In sum, the regulatory mechanism is still not prepared to build on the emerging science of nanoparticle emissions. Even as it continues to set more and more stringent norms -- both for emissions and ambient air quality -- it now faces an unexpected challenge. Once more the emergent knowledge on nanoparticles, still somewhat nebulous but decidedly indicative, demands the scientific community and the regulatory authorities to put their heads and capacities together.
Of primary concern is the fact that finer particles penetrate more readily into cells and through tissue barriers, that they have greater surface area per unit mass and a large number of toxic reactions occur at the surface. Years of research have validated the adverse effects of fine and ultrafine particles. Yet not much definitive information is available on how nanoparticles affect human health. Greenbaum points out, "To date, there is evidence that nanoparticles can cause adverse reactions in animals and humans, but epidemiology studies have not yet determined whether those reactions are worse than those caused by other parts of the particle mixture." Wexler, however, is of the opinion that conclusions about adverse health effects of nanoparticles is more of a logical than direct: the minuter the particle, the greater its propensity to adversely affect health. Hence PM1 would shows a better correlation with adverse health than PM2.5, which in turn shows a better correlation than PM10. "As you move towards smaller particles, their number is substantial," he says. Therefore, they can be critical to public health, he says.

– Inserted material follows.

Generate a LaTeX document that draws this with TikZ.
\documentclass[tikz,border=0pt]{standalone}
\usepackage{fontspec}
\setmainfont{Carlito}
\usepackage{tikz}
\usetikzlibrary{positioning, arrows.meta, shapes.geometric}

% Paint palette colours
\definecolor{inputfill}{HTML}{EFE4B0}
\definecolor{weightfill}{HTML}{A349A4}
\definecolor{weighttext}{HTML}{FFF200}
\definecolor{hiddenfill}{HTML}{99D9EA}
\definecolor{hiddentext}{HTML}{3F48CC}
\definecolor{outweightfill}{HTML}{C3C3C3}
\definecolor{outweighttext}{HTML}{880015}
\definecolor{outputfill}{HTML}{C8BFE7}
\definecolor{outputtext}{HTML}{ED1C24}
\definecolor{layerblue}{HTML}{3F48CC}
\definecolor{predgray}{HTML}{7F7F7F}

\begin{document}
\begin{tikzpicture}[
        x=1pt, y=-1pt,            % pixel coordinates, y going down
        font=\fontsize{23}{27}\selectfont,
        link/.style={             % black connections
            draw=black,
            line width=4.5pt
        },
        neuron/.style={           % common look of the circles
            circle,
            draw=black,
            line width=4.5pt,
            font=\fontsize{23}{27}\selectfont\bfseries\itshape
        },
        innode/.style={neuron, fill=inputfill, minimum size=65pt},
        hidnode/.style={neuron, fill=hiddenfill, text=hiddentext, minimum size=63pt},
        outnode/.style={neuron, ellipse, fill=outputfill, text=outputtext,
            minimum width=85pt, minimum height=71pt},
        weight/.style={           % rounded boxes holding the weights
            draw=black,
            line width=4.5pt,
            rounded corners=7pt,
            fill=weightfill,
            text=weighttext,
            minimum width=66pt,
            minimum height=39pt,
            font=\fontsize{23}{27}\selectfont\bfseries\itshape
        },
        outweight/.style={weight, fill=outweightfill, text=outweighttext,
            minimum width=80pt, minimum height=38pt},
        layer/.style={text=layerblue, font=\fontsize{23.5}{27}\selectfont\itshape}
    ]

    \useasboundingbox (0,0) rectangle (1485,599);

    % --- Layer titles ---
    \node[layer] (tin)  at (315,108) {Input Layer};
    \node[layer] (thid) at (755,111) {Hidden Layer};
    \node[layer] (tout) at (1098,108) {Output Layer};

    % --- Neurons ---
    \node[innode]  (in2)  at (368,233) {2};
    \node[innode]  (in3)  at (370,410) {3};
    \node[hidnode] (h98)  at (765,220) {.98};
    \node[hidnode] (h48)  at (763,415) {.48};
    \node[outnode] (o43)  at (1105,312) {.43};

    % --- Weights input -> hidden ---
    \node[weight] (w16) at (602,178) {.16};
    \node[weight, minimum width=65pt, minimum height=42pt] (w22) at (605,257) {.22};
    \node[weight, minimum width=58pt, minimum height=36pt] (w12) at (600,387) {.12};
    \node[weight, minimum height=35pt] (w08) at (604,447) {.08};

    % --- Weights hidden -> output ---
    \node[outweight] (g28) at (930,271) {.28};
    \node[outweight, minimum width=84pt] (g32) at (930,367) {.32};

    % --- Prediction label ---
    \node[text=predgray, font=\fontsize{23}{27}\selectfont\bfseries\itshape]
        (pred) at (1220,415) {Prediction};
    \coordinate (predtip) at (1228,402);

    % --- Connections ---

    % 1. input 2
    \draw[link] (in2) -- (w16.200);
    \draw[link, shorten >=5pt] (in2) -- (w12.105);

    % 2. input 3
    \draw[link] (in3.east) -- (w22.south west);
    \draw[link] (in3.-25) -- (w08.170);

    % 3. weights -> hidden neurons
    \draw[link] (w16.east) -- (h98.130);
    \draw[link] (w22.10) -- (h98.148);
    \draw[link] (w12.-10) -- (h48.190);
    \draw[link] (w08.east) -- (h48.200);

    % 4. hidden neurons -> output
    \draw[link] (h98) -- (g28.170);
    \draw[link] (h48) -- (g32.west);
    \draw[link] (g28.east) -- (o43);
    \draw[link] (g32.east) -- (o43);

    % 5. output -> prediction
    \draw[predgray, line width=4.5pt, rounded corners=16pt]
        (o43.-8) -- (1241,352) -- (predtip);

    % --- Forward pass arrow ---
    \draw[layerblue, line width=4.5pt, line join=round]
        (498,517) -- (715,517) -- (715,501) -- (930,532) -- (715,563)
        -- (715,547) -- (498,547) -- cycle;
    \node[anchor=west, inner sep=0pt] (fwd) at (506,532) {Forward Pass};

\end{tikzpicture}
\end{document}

However, a recent study presents scary results. Researchers from the US-based West Virginia University found that though the use of synthetic diesel decreased PM mass emission rates, it increased the number of particles deposited in the alveolar region. Moreover, even as the use of oxidation catalytic converter and catalysed particulate trap decreased particle mass emissions and subsequently reduced mass deposition deep inside the lungs, the number of particles deposited in the alveoli -- the lung's breathting sacs -- increased. Their natural suggestion was to do count-based analysis of PM emissions in addition to mass-based emissions.
Though earlier studies have shown that macrophages -- cells that police the lungs, eating up foriegn particles -- ingest the inhaled particles, new studies show that the smallest particles partially escape detection by the much larger macrophages and are not ingested. According to L Hofer, a Switzerland-based occupational health specialist, respiratory pulsation, by which the alveoli dilate and contract, expels some of the particles into the bronchiole, possibly after prolonged retention in the alveoli. He points out that these particles could also penetrate, through the narrow interalveolar pores, into the pulmonary interstices (the interstitium). There the lymphatic fluids can capture and transport the particles to the regional lymph nodes. As these particles do not decompose easily, they are retained for several weeks, months or years in the interstitium and in the lymph nodes. Such particle accumulations are mutational and tumor inducing, he says. The particles are also partially dissolved and transported to various organs. Prolonged high concentrations of particles in the respiratory air cause alveolar overload, that is, the particle invasion overwhelms the scavenging mechanisms of the body. The decomposing macrophages then release inflammatory substances that can damage the alveolar walls.